A few weeks ago I was diagnosed with unspecified anxiety disorder. The reason that I was diagnosed with this disorder is because my anxiety is very complicated. I have anxiety in social situations, Obsessive- compulsive like behaviors (worry, constant checking, routines, etc.), and I have panic attacks. I did not fit into the criteria for any anxiety disorder, so I was diagnosed with “unspecified” anxiety disorder.
My new SDiT (Service dog in training), Nikki can help me with my panic attacks. She can either do DPT with a treat offered or snuggle with me (which isn’t a task, but DPT is). This helps me when I am having a hard time with my anxiety or panic attacks. She is working on other tasks such as grounding, block, and cover. We haven’t gotten to anxiety alert and guide to exit yet.
Today has been sort of a hard day. Yesterday I had an emotional breakdown, and I was really struggling with my social anxiety
- At doctor’s office:
Oh my gosh, my heart is pounding. I wish it would stop. Every muscle is tightening in my body, why am I feeling this way? This isn’t scary! I will be ok! Ugh, come on body!

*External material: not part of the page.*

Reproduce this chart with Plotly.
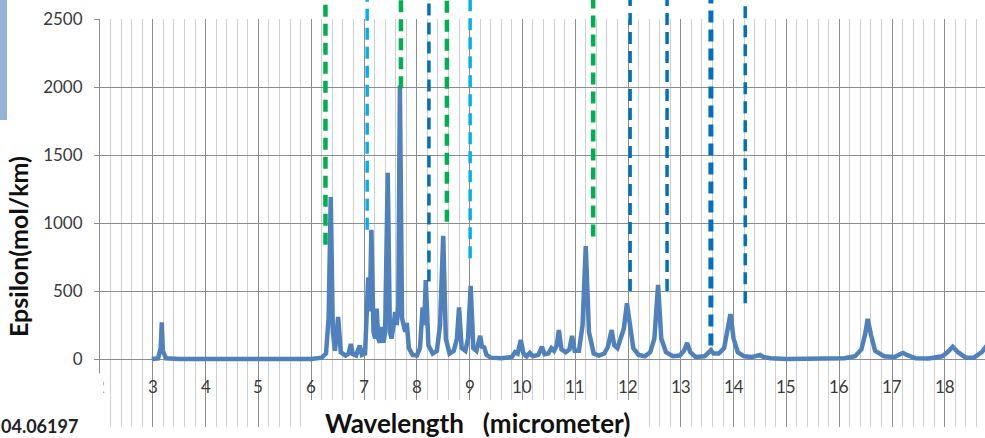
import plotly.graph_objs as go

# spectrum (micrometer, mol/km)
wavelength = [2.98, 3.10, 3.15, 3.17, 3.19, 3.25, 3.5, 6.0, 6.2, 6.28, 6.33, 6.37, 6.41, 6.45, 6.51,
              6.56, 6.65, 6.71, 6.75, 6.79, 6.85, 6.92, 6.96, 7.02, 7.08, 7.11, 7.14, 7.18, 7.21,
              7.24, 7.27, 7.30, 7.34, 7.37, 7.40, 7.45, 7.49, 7.52, 7.56, 7.59, 7.62, 7.65, 7.68,
              7.72, 7.78, 7.81, 7.85, 7.92, 8.0, 8.06, 8.11, 8.14, 8.17, 8.22, 8.30, 8.38, 8.44,
              8.50, 8.55, 8.62, 8.70, 8.76, 8.80, 8.85, 8.92, 8.97, 9.02, 9.07, 9.13, 9.20, 9.24,
              9.27, 9.32, 9.40, 9.60, 9.80, 9.86, 9.91, 9.97, 10.02, 10.08, 10.14, 10.20, 10.30,
              10.37, 10.42, 10.49, 10.55, 10.60, 10.65, 10.69, 10.74, 10.82, 10.89, 10.94, 10.99,
              11.07, 11.14, 11.20, 11.26, 11.35, 11.45, 11.55, 11.62, 11.69, 11.74, 11.80, 11.87,
              11.92, 11.98, 12.04, 12.10, 12.20, 12.32, 12.42, 12.50, 12.57, 12.63, 12.72, 12.85,
              12.98, 13.06, 13.12, 13.18, 13.28, 13.45, 13.52, 13.57, 13.62, 13.72, 13.82, 13.88,
              13.94, 14.00, 14.08, 14.20, 14.35, 14.45, 14.50, 14.56, 14.70, 15.0, 15.50, 15.64,
              15.80, 16.10, 16.30, 16.42, 16.49, 16.54, 16.60, 16.68, 16.85, 17.05, 17.15, 17.21,
              17.28, 17.45, 17.70, 17.95, 18.05, 18.15, 18.25, 18.40, 18.55, 18.70, 18.80]
epsilon = [0, 5, 80, 270, 60, 5, 0, 0, 10, 40, 300, 1190, 200, 60, 310,
           50, 25, 40, 110, 35, 25, 100, 30, 40, 600, 350, 950, 200, 150,
           370, 150, 120, 235, 120, 200, 1370, 200, 150, 250, 345, 250, 400, 2010,
           300, 200, 265, 80, 30, 25, 80, 380, 250, 580, 100, 40, 60, 250,
           905, 150, 40, 60, 150, 380, 80, 60, 150, 537, 80, 60, 170, 80,
           95, 30, 10, 5, 15, 50, 40, 140, 40, 20, 45, 20, 30,
           90, 35, 40, 80, 60, 100, 213, 70, 50, 70, 170, 60,
           60, 250, 830, 200, 40, 25, 40, 90, 213, 100, 80, 150,
           220, 410, 250, 80, 30, 20, 50, 150, 545, 150, 50, 20,
           25, 60, 118, 50, 15, 20, 45, 65, 40, 40, 80, 200,
           330, 150, 50, 20, 15, 25, 30, 15, 5, 0, 3, 10,
           3, 5, 20, 70, 180, 295, 180, 60, 20, 15, 35, 45,
           30, 5, 3, 20, 50, 90, 50, 10, 10, 50, 100]

x_tick_vals = list(range(2, 19))
y_tick_vals = [-500, 0, 500, 1000, 1500, 2000, 2500]
y_tick_text = ['', '0', '500', '1000', '1500', '2000', '2500']

# dashed marker lines: position and where they stop
mark_x = [6.27, 7.06, 7.70, 8.23, 8.57, 9.01, 11.34, 12.04, 12.74, 13.57, 14.22]
mark_end = [840, 950, 1990, 570, 1010, 740, 900, 500, 500, 100, 410]
mark_kind = ['green', 'cyan', 'green', 'blue', 'green', 'cyan', 'green', 'blue', 'blue', 'blue_thick', 'blue']

mark_style = {
    'green': dict(color='#00b050', width=4.5),
    'cyan': dict(color='#00b0f0', width=3.5),
    'blue': dict(color='#0070c0', width=3.5),
    'blue_thick': dict(color='#0070c0', width=5),
}

X_RANGE = [2, 2 + 885 / 52.8]
Y_RANGE = [-500, 2500]
FONT = 'Lato, "Open Sans", sans-serif'
TXT = '#3a3a3a'


def to_paper(v):
    return (v - Y_RANGE[0]) / (Y_RANGE[1] - Y_RANGE[0])


data = [go.Scatter(
    x=wavelength,
    y=epsilon,
    mode='lines',
    line=dict(color='#4f81bd', width=4.5),
    hoverinfo='x+y')]

shapes = []
for xv, end, kind in zip(mark_x, mark_end, mark_kind):
    st = mark_style[kind]
    shapes.append(dict(type='line', xref='x', yref='paper',
                       x0=xv, x1=xv, y0=to_paper(end), y1=1.05,
                       line=dict(color=st['color'], width=st['width'], dash='12px,7px'),
                       layer='above'))
# white box behind the axis title
shapes.append(dict(type='rect', xref='paper', yref='paper',
                   x0=205 / 885, x1=548 / 885, y0=-0.04, y1=27 / 408,
                   fillcolor='white', line=dict(width=0), layer='above'))
# blue bar at top left
shapes.append(dict(type='rect', xref='paper', yref='paper',
                   x0=-100 / 885, x1=-93 / 885, y0=307 / 408, y1=1.05,
                   fillcolor='#95b3d7', line=dict(width=0), layer='above'))

annotations = []
for t in x_tick_vals:
    annotations.append(dict(x=t, y=-205, xref='x', yref='y', text=str(t), showarrow=False,
                            xanchor='center', yanchor='middle',
                            font=dict(family=FONT, size=17, color=TXT)))
# white patch at the bottom left with the stamp text
annotations.append(dict(x=-100 / 885, y=-11 / 408, xref='paper', yref='paper',
                        xanchor='left', yanchor='bottom', width=102, height=63,
                        borderpad=0, bgcolor='white', align='left', valign='bottom',
                        text='<b>04.06197</b>', showarrow=False,
                        font=dict(family=FONT, size=18, color='#222222')))
annotations.append(dict(x=477 / 885 - 100 / 885, y=(427 - 423) / 408, xref='paper', yref='paper',
                        xanchor='center', yanchor='middle',
                        text='<b>Wavelength&nbsp;&nbsp;&nbsp;(micrometer)</b>', showarrow=False,
                        font=dict(family=FONT, size=26, color='#111111')))
annotations.append(dict(x=-82 / 885, y=(427 - 247) / 408, xref='paper', yref='paper',
                        xanchor='center', yanchor='middle',
                        text='<b>Epsilon(mol/km)</b>', textangle=-90, showarrow=False,
                        font=dict(family=FONT, size=25, color='#111111')))

layout = go.Layout(
    width=985, height=438,
    margin=dict(l=100, r=0, t=19, b=11),
    paper_bgcolor='white', plot_bgcolor='white',
    showlegend=False,
    xaxis=dict(range=X_RANGE, tick0=0, dtick=1, showticklabels=False, ticks='',
               showgrid=True, gridcolor='#8c8c8c', gridwidth=1, zeroline=False,
               minor=dict(dtick=0.2, showgrid=True, gridcolor='#cfcfcf', gridwidth=1)),
    yaxis=dict(range=Y_RANGE, tickvals=y_tick_vals, ticktext=y_tick_text,
               ticks='outside', ticklen=5, tickcolor='#8c8c8c', ticklabelstandoff=8,
               showgrid=True, gridcolor='#8c8c8c', gridwidth=1, zeroline=False,
               showline=True, linecolor='#8c8c8c', linewidth=1,
               tickfont=dict(family=FONT, size=17, color=TXT)),
    shapes=shapes,
    annotations=annotations,
    hovermode='closest')

fig = go.Figure(data=data, layout=layout)
# page body has a default margin, drop it so the figure sits at the corner
fig.write_html("out.html", config={'displayModeBar': False},
               post_script="document.body.style.margin='0';")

Calm down! Ugh, I hate this feeling.
- Walked into bathroom when they were waiting for the floor to dry on accident:
Oh my gosh! Why did I do that! I bet a lot of people saw that! What are they going to think of me? I bet they are going to think that I am so stupid. I wish I wasn’t so stupid!
- After reading upsetting text about a mistake a made:
(Crying on bed and snuggling with Nikki) Ugh, why did I do that! Social communication is so complicated, I’m always getting things wrong. I don’t want to communicate anymore, it’s too complicated. Why should I communicate when I’m just going to make mistakes and fail? What if the person is mad at me? What if the person mentions my mistake in front of others? Maybe I should stay home, so that I don’t cry in front of everyone or make a mistake.
That is a peek inside my brain. I also have had my Zoloft increased to 50 mg, because the 25 mg was not working for my social anxiety. My doctor recommended increasing it to see if it will help in addition to Nikki. I haven’t felt a lot of side effects, except for feeling a bit shaky. I’m tired too, but they may have been because I had an emotional breakdown earlier today.
Sometimes I wish it wasn’t like this. I don’t know if it will ever get better or not. This is the struggle I have with unspecified anxiety disorder.